◆ INSTRUCTION:
Everything from the line with "Write the TikZ code for this diagram." through the line with "(0,0) rectangle (977,491);", inclusive, should be repeated exactly, except the pictures.

◆ DATA FOR PROCESSING:
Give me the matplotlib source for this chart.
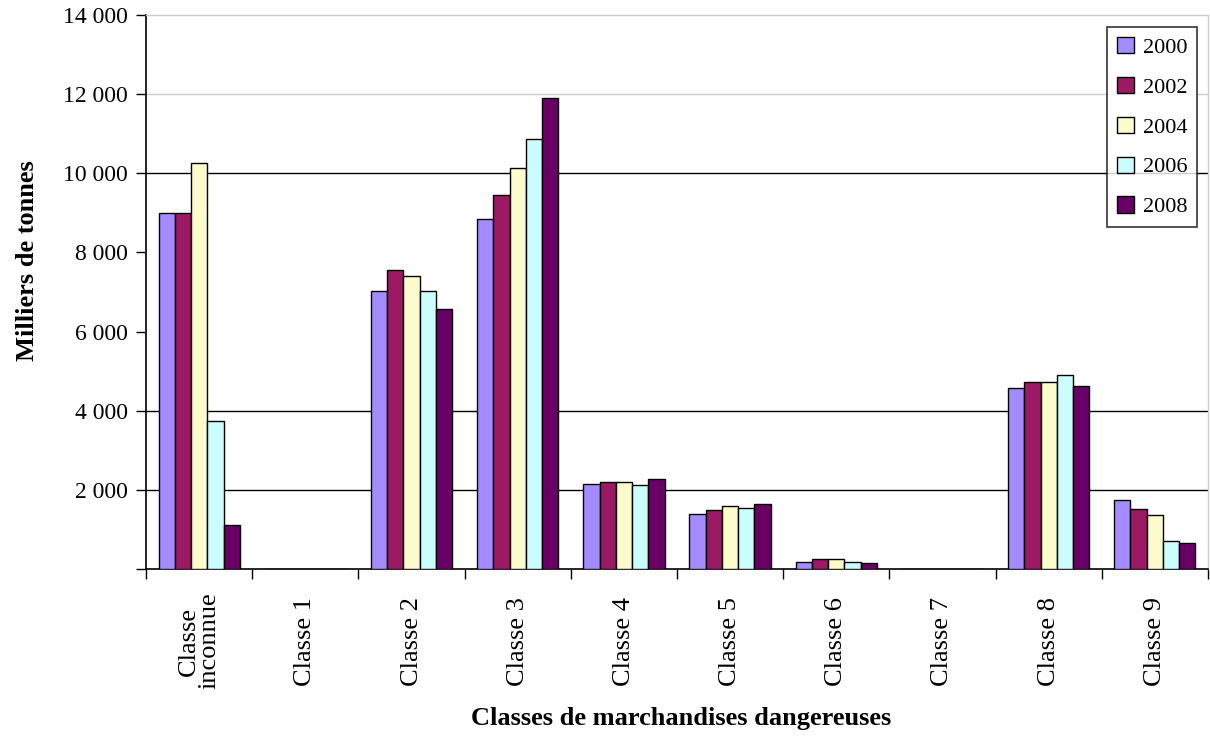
import numpy as np
import matplotlib.pyplot as plt
from matplotlib.ticker import FuncFormatter

plt.rcParams['font.family'] = ['Liberation Serif', 'DejaVu Serif']

# Data (milliers de tonnes)
categories = ["Classe\ninconnue", "Classe 1", "Classe 2", "Classe 3", "Classe 4",
              "Classe 5", "Classe 6", "Classe 7", "Classe 8", "Classe 9"]
years = ["2000", "2002", "2004", "2006", "2008"]
v2000 = [9000, 0, 7020, 8850, 2150, 1390, 180, 0, 4560, 1750]
v2002 = [9000, 0, 7550, 9450, 2200, 1490, 240, 0, 4730, 1520]
v2004 = [10250, 0, 7400, 10140, 2200, 1580, 240, 0, 4730, 1370]
v2006 = [3730, 0, 7020, 10860, 2130, 1530, 180, 0, 4890, 700]
v2008 = [1110, 0, 6580, 11890, 2260, 1640, 140, 0, 4630, 650]
series = [v2000, v2002, v2004, v2006, v2008]
colors = ['#A48BFF', '#9C1A64', '#FBFBCC', '#CCFDFD', '#690066']

fig = plt.figure(figsize=(12.1, 7.46), dpi=100)
ax = fig.add_axes([0.1207, 0.2374, 0.8776, 0.7425])

x = np.arange(len(categories))
bw = 0.153
for i, (vals, col, yr) in enumerate(zip(series, colors, years)):
    ax.bar(x + (i - 2) * bw, vals, width=bw, color=col, edgecolor='black',
           linewidth=1.0, label=yr, zorder=3)

# gridlines as they appear in the picture
for g in [2000, 4000, 10000]:
    ax.axhline(g, color='black', linewidth=1.0, zorder=1)
ax.axhline(12000, color='#cccccc', linewidth=1.0, zorder=1)

ax.set_xlim(-0.5, len(categories) - 0.5)
ax.set_ylim(0, 14000)
ax.set_yticks(np.arange(0, 14001, 2000))
ax.yaxis.set_major_formatter(FuncFormatter(
    lambda v, p: "" if v == 0 else "{:,.0f}".format(v).replace(",", " ")))
ax.tick_params(axis='y', direction='out', length=7, width=1, labelsize=17, pad=6)

ax.set_xticks(x)
ax.set_xticklabels(categories, rotation=90, fontsize=19, va='center', ha='center',
                   multialignment='center', linespacing=0.95)
ax.tick_params(axis='x', which='major', length=0, pad=52)
ax.set_xticks(np.arange(-0.5, len(categories)), minor=True)
ax.tick_params(axis='x', which='minor', direction='out', length=7, width=1)

for s in ['left', 'bottom']:
    ax.spines[s].set_color('black')
    ax.spines[s].set_linewidth(1.2)
for s in ['top', 'right']:
    ax.spines[s].set_color('#cccccc')
    ax.spines[s].set_linewidth(1.0)

fig.text(0.023, 0.651, "Milliers de tonnes", fontsize=19, fontweight='bold',
         rotation=90, ha='center', va='center')
fig.text(0.563, 0.021, "Classes de marchandises dangereuses", fontsize=19,
         fontweight='bold', ha='center', va='bottom')

leg = ax.legend(loc='upper right', bbox_to_anchor=(0.99, 0.978), fontsize=16,
                frameon=True, fancybox=False, edgecolor='black',
                handlelength=0.75, handleheight=0.75, handletextpad=0.4,
                labelspacing=0.85, borderpad=0.45, borderaxespad=0)
leg.get_frame().set_linewidth(1.2)

fig.savefig("out.png", dpi=100)
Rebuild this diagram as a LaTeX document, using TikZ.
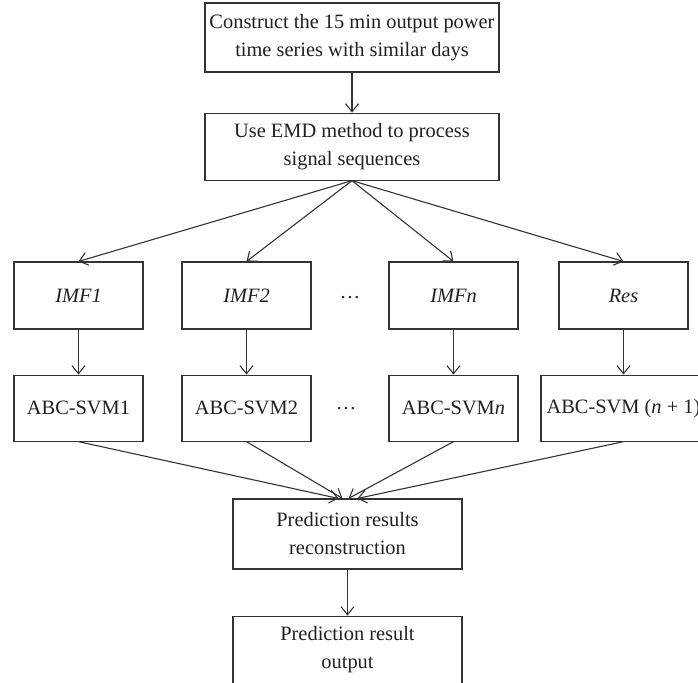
\documentclass[tikz,border=0pt]{standalone}
\usepackage{fontspec}
\setmainfont{Liberation Serif}
\usetikzlibrary{arrows.meta,positioning}

\definecolor{linegray}{HTML}{333333}
\definecolor{textgray}{HTML}{231F20}

\begin{document}
\begin{tikzpicture}[x=0.5pt,y=-0.5pt,
		box/.style={draw=linegray,line width=0.55pt,inner sep=0pt,align=center,
			text=textgray,font=\fontsize{10.2}{14}\selectfont},
		wide/.style={box,minimum width=147pt,minimum height=33.5pt},
		small/.style={box,minimum width=64.5pt,minimum height=33.5pt},
		mid/.style={box,minimum width=114.5pt,minimum height=34pt},
		flow/.style={draw=linegray,line width=0.55pt,-{Straight Barb[length=4pt,width=6.5pt]}},
		dots/.style={text=textgray,font=\fontsize{10.2}{14}\selectfont}]
	\useasboundingbox (0,0) rectangle (698,682);

	\node[wide,minimum height=34.5pt] (top) at (352,37.5) {Construct the 15 min output power\\time series with similar days};
	\node[wide,below=20pt of top] (emd) {Use EMD method to process\\signal sequences};

	\node[small] (imf1) at (78.5,295.5) {\itshape IMF1};
	\node[small] (imf2) at (246.5,295.5) {\itshape IMF2};
	\node[small] (imfn) at (453.5,295.5) {\itshape IMFn};
	\node[small] (res) at (623.5,295.5) {\itshape Res};
	\node[dots] (dotsa) at (350,298) {\dots};

	\node[small,minimum height=33pt,below=22.5pt of imf1] (svm1) {ABC-SVM1};
	\node[small,minimum height=33pt,below=22.5pt of imf2] (svm2) {ABC-SVM2};
	\node[small,minimum height=33pt,below=22.5pt of imfn] (svmn) {ABC-SVM\textit{n}};
	\node[small,minimum height=33pt,minimum width=82.5pt,below=22.5pt of res] (svmr) {ABC-SVM (\textit{n} + 1)};
	\node[dots] (dotsb) at (346,409) {\dots};

	\node[mid,minimum height=35pt] (pred) at (347.5,534) {Prediction results\\reconstruction};
	\node[mid,minimum height=33.5pt,below=23pt of pred] (out) {Prediction result\\output};

	\draw[flow] (top) -- (emd);
	\foreach \n in {imf1,imf2,imfn,res}
		\draw[flow] (emd.south) -- (\n.north);
	\draw[flow] (imf1) -- (svm1);
	\draw[flow] (imf2) -- (svm2);
	\draw[flow] (imfn) -- (svmn);
	\draw[flow] (res) -- (svmr);
	\draw[flow] (svm1.south) -- ([xshift=-4.5pt]pred.north);
	\draw[flow] (svm2.south) -- ([xshift=-2.5pt]pred.north);
	\draw[flow] (svmn.south) -- ([xshift=0.5pt]pred.north);
	\draw[flow] (svmr.south) -- ([xshift=5pt]pred.north);
	\draw[flow] (pred) -- (out);
\end{tikzpicture}
\end{document}
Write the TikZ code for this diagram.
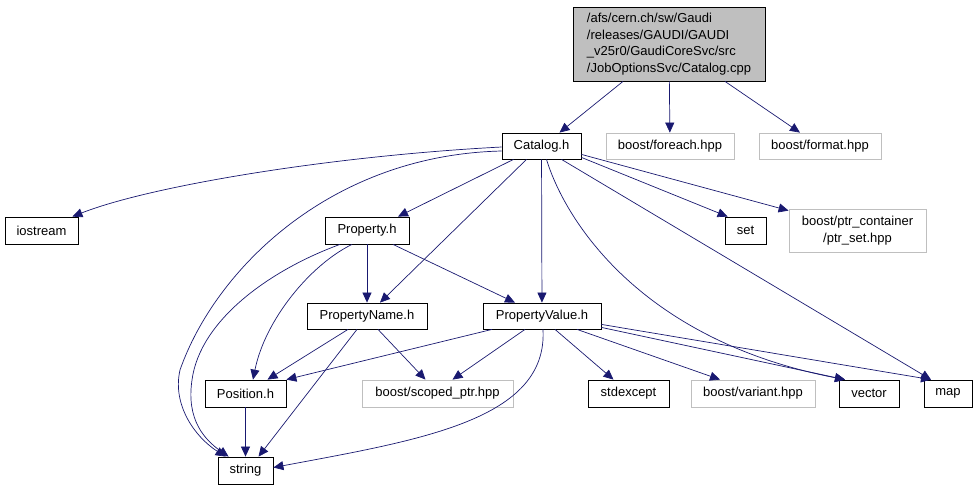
\documentclass[tikz,border=0pt]{standalone}
\usepackage{fontspec}
\setmainfont{Liberation Sans}
\usetikzlibrary{arrows.meta}
\definecolor{edgeblue}{RGB}{25,25,112}
\definecolor{boxgray}{RGB}{191,191,191}

\begin{document}
\begin{tikzpicture}[x=1pt,y=-1pt,
 font=\fontsize{13}{16.5}\selectfont,
 hfile/.style={draw=black,line width=0.8pt,inner sep=0pt,minimum height=26pt},
 sysfile/.style={draw=boxgray,line width=0.8pt,inner sep=0pt,minimum height=26pt},
 inc/.style={draw=edgeblue,line width=0.7pt,-{Triangle[length=10pt,width=9pt]}}]

 \useasboundingbox (0,0) rectangle (977,491);

% Files
 \node[hfile,fill=boxgray,minimum width=192pt,minimum height=74pt,align=left] (cpp) at (669,44)
  {/afs/cern.ch/sw/Gaudi\\/releases/GAUDI/GAUDI\\\_v25r0/GaudiCoreSvc/src\\/JobOptionsSvc/Catalog.cpp};
 \node[hfile,minimum width=79pt] (catalog) at (541.5,146) {Catalog.h};
 \node[sysfile,minimum width=128pt] (foreach) at (670,146) {boost/foreach.hpp};
 \node[sysfile,minimum width=122pt] (format) at (820,146) {boost/format.hpp};
 \node[hfile,minimum width=73pt,minimum height=27pt] (iostream) at (41.5,230.5) {iostream};
 \node[hfile,minimum width=84pt,minimum height=27pt] (property) at (367,230.5) {Property.h};
 \node[hfile,minimum width=41pt,minimum height=27pt] (set) at (745.5,230.5) {set};
 \node[sysfile,minimum width=137pt,minimum height=43pt,align=center] (ptrset) at (857.5,230.5)
  {boost/ptr\_container\\/ptr\_set.hpp};
 \node[hfile,minimum width=120pt] (pname) at (367,316) {PropertyName.h};
 \node[hfile,minimum width=118pt] (pvalue) at (542,316) {PropertyValue.h};
 \node[hfile,minimum width=81pt,minimum height=27pt] (position) at (245.5,393.5) {Position.h};
 \node[sysfile,minimum width=151pt,minimum height=27pt] (scoped) at (437.5,393.5) {boost/scoped\_ptr.hpp};
 \node[hfile,minimum width=81pt,minimum height=27pt] (stdexcept) at (628.5,393.5) {stdexcept};
 \node[sysfile,minimum width=124pt,minimum height=27pt] (variant) at (753,393.5) {boost/variant.hpp};
 \node[hfile,minimum width=60pt,minimum height=27pt] (vector) at (869,393.5) {vector};
 \node[hfile,minimum width=48pt,minimum height=27pt] (map) at (948,393.5) {map};
 \node[hfile,minimum width=55pt,minimum height=27pt] (string) at (245.5,470.5) {string};

% Includes of Catalog.cpp
 \draw[inc] ([xshift=-46pt]cpp.south) -- ([xshift=18pt]catalog.north);
 \draw[inc] (cpp) -- (foreach);
 \draw[inc] ([xshift=56pt]cpp.south) -- ([xshift=-20pt]format.north);

% Includes of Catalog.h
 \draw[inc] ([yshift=-1pt]catalog.west) .. controls (330,156) and (150,186) .. ([xshift=-6pt]iostream.north east);
 \draw[inc] ([yshift=-5pt]catalog.west) .. controls (330,155) and (215,270) .. (180,370)
  .. controls (172,405) and (195,437) .. ([xshift=8pt]string.north west);
 \draw[inc] ([xshift=-28pt]catalog.south) -- ([xshift=31pt]property.north);
 \draw[inc] ([xshift=-15pt]catalog.south) -- ([xshift=13pt]pname.north);
 \draw[inc] (catalog) -- (pvalue);
 \draw[inc] ([yshift=2pt]catalog.south east) -- ([xshift=3pt]set.north west);
 \draw[inc] ([yshift=5pt]catalog.south east) -- ([yshift=-2pt]ptrset.north west);
 \draw[inc] ([xshift=20pt]catalog.south) -- ([xshift=-17pt]map.north);
 \draw[inc] ([xshift=5pt]catalog.south) .. controls (565,220) and (640,340) .. ([xshift=-24pt]vector.north);

% Includes of Property.h
 \draw[inc] (property) -- (pname);
 \draw[inc] ([xshift=26pt]property.south) -- ([xshift=-27pt]pvalue.north);
 \draw[inc] ([xshift=-27pt]property.south) .. controls (270,270) and (200,320) .. (192,380)
  .. controls (186,420) and (205,440) .. ([xshift=11pt]string.north west);
 \draw[inc] ([xshift=-15pt]property.south) .. controls (310,265) and (265,320) .. ([xshift=7.5pt]position.north);

% Includes of PropertyName.h
 \draw[inc] ([xshift=-19pt]pname.south) -- ([xshift=22pt]position.north);
 \draw[inc] ([xshift=-10pt]pname.south) -- ([xshift=13pt]string.north);
 \draw[inc] ([xshift=11pt]pname.south) -- ([xshift=-12pt]scoped.north);

% Includes of PropertyValue.h
 \draw[inc] ([xshift=-50pt]pvalue.south) -- (position.north east);
 \draw[inc] ([xshift=-17pt]pvalue.south) -- ([xshift=15pt]scoped.north);
 \draw[inc] ([xshift=1pt]pvalue.south) .. controls (548,420) and (420,440) .. ([yshift=3pt]string.east);
 \draw[inc] ([xshift=13pt]pvalue.south) -- ([xshift=-15pt]stdexcept.north);
 \draw[inc] ([xshift=35pt]pvalue.south) -- ([xshift=-33pt]variant.north);
 \draw[inc] ([yshift=2pt]pvalue.south east) -- ([xshift=-24pt]vector.north);
 \draw[inc] ([yshift=5pt]pvalue.south east) -- ([xshift=-17pt]map.north);

 \draw[inc] (position) -- (string);

\end{tikzpicture}
\end{document}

◆ EXERCISE RESPONSE:
Write the TikZ code for this diagram.
\documentclass[tikz,border=0pt]{standalone}
\usepackage{fontspec}
\setmainfont{Liberation Sans}
\usetikzlibrary{arrows.meta}
\definecolor{edgeblue}{RGB}{25,25,112}
\definecolor{boxgray}{RGB}{191,191,191}

\begin{document}
\begin{tikzpicture}[x=1pt,y=-1pt,
 font=\fontsize{13}{16.5}\selectfont,
 hfile/.style={draw=black,line width=0.8pt,inner sep=0pt,minimum height=26pt},
 sysfile/.style={draw=boxgray,line width=0.8pt,inner sep=0pt,minimum height=26pt},
 inc/.style={draw=edgeblue,line width=0.7pt,-{Triangle[length=10pt,width=9pt]}}]

 \useasboundingbox (0,0) rectangle (977,491);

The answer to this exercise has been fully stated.